Stated exercise
Return all lines where the word "matplotlib" can be found.

———

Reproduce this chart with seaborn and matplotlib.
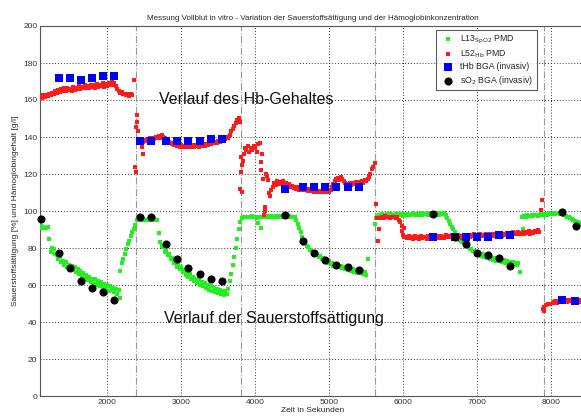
import numpy as np
import pandas as pd
import seaborn as sns
from matplotlib import pyplot as plt

# sample clock of the PMD sensors (s)
STEP = 20

# L13 SpO2 PMD, green (start time, values every STEP s)
spo2_a_t0 = 1100
spo2_a = [92, 91, 91.5, 91, 91, 91.5, 85, 78, 80, 79.5, 77,
          76, 74, 75, 72.5, 73, 71, 72.5, 70, 71, 69.5, 70.5, 68, 69.5, 67, 68.5,
          66, 67.5, 64.5, 66.5, 63.5, 65.5, 62.5, 64.5, 61.5, 63.5, 60.5, 63, 60,
          62, 59.5, 61.5, 58.5, 60.5, 58, 60, 57, 59.5, 57.5, 58.5, 56, 58, 55,
          57.5, 53]
spo2_b_t0 = 2200
spo2_b = [72, 74, 77, 79.5, 82, 84, 86.5, 88.5, 90.5, 92.5,
          95, 95.5, 95, 95, 95.5, 95, 95, 95, 95.5, 95, 95, 95, 95.5, 95, 95, 88]
spo2_c_t0 = 2720
spo2_c = [83, 81, 80.5, 78, 78.5, 76, 76.5, 74, 74.5, 72, 72.5, 70, 71, 68.5,
          69.5, 67, 68, 65.5, 67, 64.5, 66, 63.5, 64.5, 62, 63.5, 61, 62.5, 60,
          61.5, 59.5, 61, 58.5, 60, 57.5, 59.5, 57, 58.5, 56, 58, 55.5, 57.5, 55,
          57, 54.5, 56.5, 55,
          58, 62, 66, 71, 75, 80, 85, 90, 94]
spo2_d_t0 = 3820
spo2_d = [96, 97, 96.5, 97, 97, 96.5, 97, 97.5, 96.5, 97,
          96, 93.5, 97, 91, 97, 96.5, 97, 97.5, 97, 97,
          97.5, 97, 96.5, 97.5, 97, 97, 97.5, 97, 96.5, 97.5,
          97, 97, 97.5, 97, 96.5, 97, 96.5,
          95, 93, 91, 88.5, 86, 84, 83, 81, 80.5, 79, 79, 77.5, 77.5, 76, 76.5,
          75, 75.5, 74, 74.5, 73, 73.5, 72, 73, 71.5, 72, 70.5, 71.5, 70, 71,
          69.5, 70.5, 69, 70, 68.5, 69.5, 68, 69, 67.5, 68.5, 67, 68, 66.5, 68,
          66.5, 67.5, 66, 67, 65.5, 74]
spo2_e_t0 = 5620
spo2_e = [93, 96, 97.5, 98, 97.5, 98.5, 98, 97.5, 98.5, 98,
          98, 98.5, 97.5, 98, 98.5, 98, 98, 98.5, 98, 97.5,
          98.5, 98, 98.5, 98, 98, 98.5, 99, 98, 98.5, 98,
          98.5, 99, 98, 98.5, 98.5, 99, 98, 98.5, 99, 98.5,
          98.5, 99, 98.5, 98, 99, 98.5, 98.5, 99, 98,
          96, 94.5, 93, 91.5, 90, 88.5, 87, 86, 84.5, 84, 83, 82.5, 81.5, 81,
          80.5, 79.5, 79.5, 78.5, 78.5, 77.5, 77.5, 76.5, 77, 75.5, 76.5, 75,
          75.5, 74.5, 75, 74, 74.5, 73.5, 74.5, 73, 74, 73, 73.5, 72.5, 73.5,
          72, 73, 72, 72.5, 71.5, 72.5, 71.5, 72, 71, 72, 67]
spo2_f_t0 = 7620
spo2_f = [90, 97.5, 97, 98, 97.5, 97.5, 98, 97.5, 98, 98, 97.5, 98, 98.5, 98,
          98, 98.5, 98, 98.5, 99, 98.5, 98.5, 99, 98.5, 99, 99, 98.5, 99,
          98.5, 98, 97.5, 97, 96.5, 96, 95.5, 95, 94.5, 94, 94, 93.5, 93, 92.5, 92]

# L52 Hb PMD, red
hb_a_t0 = 1100
hb_a = [162, 161, 162.5, 161.5, 162.5, 162, 163, 162.5, 164, 163.5, 165, 164,
        165.5, 164.5, 166, 165, 166.5, 165, 166.5, 165.5, 166, 165, 167, 165.5,
        166.5, 166, 167.5, 166, 167, 166.5, 168, 166.5, 167.5, 166.5, 168, 167,
        168, 166.5, 168.5, 167, 168, 167.5, 169, 167, 168.5, 167.5, 169, 168,
        169.5, 168, 169, 167.5, 166, 165, 164, 164.5, 163, 163.5, 162.5, 163,
        162, 163.5, 162.5, 171]
hb_b_t0 = 2440
hb_b = [138, 139, 137.5, 138.5, 138, 139, 138, 139.5, 138.5, 139.5, 139, 140,
        139.5, 140.5, 139.5, 141, 140, 139.5, 139, 138, 137.5, 136.5, 136, 135.5,
        136, 135, 135.5, 134.5, 135.5, 134.5, 135, 134.5, 135.5, 134.5, 135,
        134.5, 135.5, 134.5, 135, 135.5, 134.5, 135.5, 135, 136, 135, 136, 135.5,
        136.5, 136, 137, 136.5, 137.5, 137, 138, 137.5, 138.5, 138, 139, 139, 140,
        139.5, 141, 143, 144.5, 146, 147.5, 149, 150, 148]
hb_c_t0 = 4240
hb_c = [113, 115, 114, 116, 114.5, 115.5, 114.5, 116, 114.5, 115, 113.5, 114.5,
        113, 113.5, 112.5, 113, 112, 113, 111.5, 112.5, 111.5, 112.5, 111.5, 112,
        111, 112, 111, 111.5, 110.5, 111.5, 110.5, 111, 110, 111, 110, 110.5, 110,
        111, 110.5, 111.5, 113, 114.5, 116, 117.5, 118, 117, 118.5, 117.5, 116,
        115, 114.5, 114, 115, 114, 115, 114.5, 115.5, 114.5, 115.5, 115, 116, 115,
        116.5, 116, 117.5, 118.5, 120, 122.5, 124, 126]
hb_d_t0 = 5700
hb_d = [96, 97, 96, 97.5, 96.5, 97, 96, 97, 96.5, 97, 96, 96.5, 95, 94, 92]
hb_e_t0 = 6040
hb_e = [86, 85.5, 86.5, 85.5, 86, 85, 86.5, 85.5, 86, 85,
        86.5, 85.5, 86, 86, 85, 86.5, 85.5, 86, 85.5, 86.5,
        85.5, 86, 86.5, 85.5, 86.5, 86, 85.5, 87, 86, 86.5,
        86, 87, 85.5, 86.5, 86, 87, 86, 86.5, 85.5, 87,
        86.5, 86, 87, 86, 87, 86.5, 87.5, 86, 87, 86.5,
        87.5, 86.5, 87, 86.5, 87.5, 86.5, 87, 87.5, 86.5, 87.5,
        87, 86.5, 87.5, 87, 88, 86.5, 87.5, 87, 88, 87,
        88, 87, 88.5, 87.5, 88, 87.5, 88.5, 87.5, 88, 88.5,
        87.5, 88.5, 88, 89, 87.5, 88.5, 88, 89, 88.5, 89.5, 88.5]
hb_f_t0 = 8040
hb_f = [51, 51.5, 50.5, 51.5, 51, 52, 51, 51.5, 52, 51, 51.5, 52, 51.5, 51, 52,
        51.5, 52, 51.5, 51, 52, 51.5]
# irregular red readings around the changes
hb_x_t = [2380, 2385, 2392, 2400, 2410, 2418, 2430, 2470, 2480,
          3797, 3810, 3814, 3820, 3825, 3837, 3850, 3860, 3880, 3900, 3920, 3940,
          3960, 3980, 4000, 4020, 4040, 4064, 4084, 4086, 4090, 4107, 4115, 4130,
          4132, 4150, 4155, 4175, 4183, 4200, 4220,
          5630, 5650, 5660, 5680, 5990, 6000, 6010, 6020,
          7862, 7884, 7890, 7900, 7910, 7935, 7960, 7990, 8025]
hb_x = [124, 121, 145.5, 148, 152, 143, 137, 134.5, 131,
        112, 129, 121, 125, 110, 127, 131, 134, 133, 135, 132, 134,
        133, 135, 134, 132, 136, 136.5, 126.5, 122, 131, 117.5, 98, 100,
        102, 120, 119, 117, 109.5, 108, 111.5,
        104, 96, 84, 90, 89, 87, 91, 86,
        100.5, 106, 47, 46, 48, 49, 49.5, 50, 50.5]

# BGA reference samples
bga_t = [1350, 1500, 1650, 1800, 1950, 2100,
         2450, 2600, 2800, 2950, 3100, 3250, 3400, 3550,
         4400, 4650, 4800, 4950, 5100, 5250, 5400,
         6400, 6700, 6850, 7000, 7150, 7300, 7450,
         8150, 8330, 8480]
thb_bga = [172, 172, 171, 172, 173, 173,
           138, 138, 138, 138, 138, 138, 139, 139,
           112, 113, 113, 113, 113, 113, 113,
           86, 86, 86, 86, 86, 87, 87,
           52, 51.5, 51.5]
so2_t = [1100, 1350, 1500, 1650, 1800, 1950, 2100,
         2450, 2600, 2800, 2950, 3100, 3250, 3400, 3550,
         4400, 4650, 4800, 4950, 5100, 5250, 5400,
         6400, 6700, 6850, 7000, 7150, 7300, 7450,
         8150, 8340, 8460]
so2_bga = [95.5, 77.5, 69, 62, 58.5, 56, 52,
           96.5, 97, 82, 74, 69, 66, 63.5, 62,
           98, 84, 77.5, 73.5, 71, 69.5, 68,
           98.5, 86, 82, 77.5, 76, 74.5, 70.5,
           99.5, 92, 90]

# times where the blood sample was changed
wechsel = [2390, 3810, 5615, 7900]


def segment(t0, vals):
    return pd.DataFrame({"t": t0 + STEP * np.arange(len(vals)), "v": vals})


spo2 = pd.concat([segment(spo2_a_t0, spo2_a), segment(spo2_b_t0, spo2_b),
                  segment(spo2_c_t0, spo2_c), segment(spo2_d_t0, spo2_d),
                  segment(spo2_e_t0, spo2_e), segment(spo2_f_t0, spo2_f),
                  pd.DataFrame({"t": [2170, 7610], "v": [67.5, 97]})])
hb = pd.concat([segment(hb_a_t0, hb_a), segment(hb_b_t0, hb_b),
                segment(hb_c_t0, hb_c), segment(hb_d_t0, hb_d),
                segment(hb_e_t0, hb_e), segment(hb_f_t0, hb_f),
                pd.DataFrame({"t": hb_x_t, "v": hb_x})])
thb = pd.DataFrame({"t": bga_t, "v": thb_bga})
so2 = pd.DataFrame({"t": so2_t, "v": so2_bga})

sns.set_style("white")
plt.rcParams["font.family"] = ["Liberation Sans", "DejaVu Sans"]

fig = plt.figure(figsize=(5.81, 4.19), dpi=100)
ax = fig.add_axes([40 / 581, 23 / 419, 545 / 581, 370 / 419])

for x in wechsel:
    ax.axvline(x, color="#999999", lw=0.8, ls="-.", zorder=1)

sns.scatterplot(data=spo2, x="t", y="v", ax=ax, color="#22ee22", marker="s",
                s=6, linewidth=0, label="L13$_{\\mathrm{SpO2}}$ PMD", zorder=3)
sns.scatterplot(data=hb, x="t", y="v", ax=ax, color="#ff1a1a", marker="s",
                s=6, linewidth=0, label="L52$_{\\mathrm{Hb}}$ PMD", zorder=3)
sns.scatterplot(data=thb, x="t", y="v", ax=ax, color="#0000ff", marker="s",
                s=30, linewidth=0, label="tHb BGA (invasiv)", zorder=4)
sns.scatterplot(data=so2, x="t", y="v", ax=ax, color="black", marker="o",
                s=34, linewidth=0, label="sO$_2$ BGA (invasiv)", zorder=4,
                clip_on=False)

ax.set_xlim(1093, 8460)
ax.set_ylim(0, 200)
ax.set_xticks(range(2000, 9000, 1000))
ax.set_yticks(range(0, 201, 20))
ax.grid(True, color="#333333", ls=(0, (1, 2)), lw=0.7)
ax.set_axisbelow(True)
ax.tick_params(direction="in", length=3, labelsize=6, colors="#333333",
               pad=2)
for side in ["left", "bottom", "top"]:
    ax.spines[side].set_color("#555555")
    ax.spines[side].set_linewidth(0.8)
ax.spines["right"].set_visible(False)

ax.set_title("Messung Vollblut in vitro - Variation der Sauerstoffsättigung "
             "und der Hämoglobinkonzentration", fontsize=5.8, pad=4)
ax.set_xlabel("Zeit in Sekunden", fontsize=6, labelpad=1)
ax.set_ylabel("Sauerstoffsättigung [%] und Hämoglobingehalt [g/l]",
              fontsize=6, labelpad=3)

ax.text(2697, 160.5, "Verlauf des Hb-Gehaltes", fontsize=11.5, va="center",
        ha="left", color="#111111")
ax.text(2765, 42, "Verlauf der Sauerstoffsättigung", fontsize=11.5,
        va="center", ha="left", color="#111111")

leg = ax.legend(loc="upper left", bbox_to_anchor=(436 / 581, 1 - 30 / 419),
                bbox_transform=fig.transFigure, fontsize=6.3, frameon=True,
                fancybox=False, borderpad=0.4, labelspacing=0.3,
                handletextpad=0.4, borderaxespad=0)
leg.get_frame().set_edgecolor("#333333")
leg.get_frame().set_linewidth(0.8)

fig.savefig("out.png", dpi=100, facecolor="white")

———

Output of the exercise
Reproduce this chart with seaborn and matplotlib.
from matplotlib import pyplot as plt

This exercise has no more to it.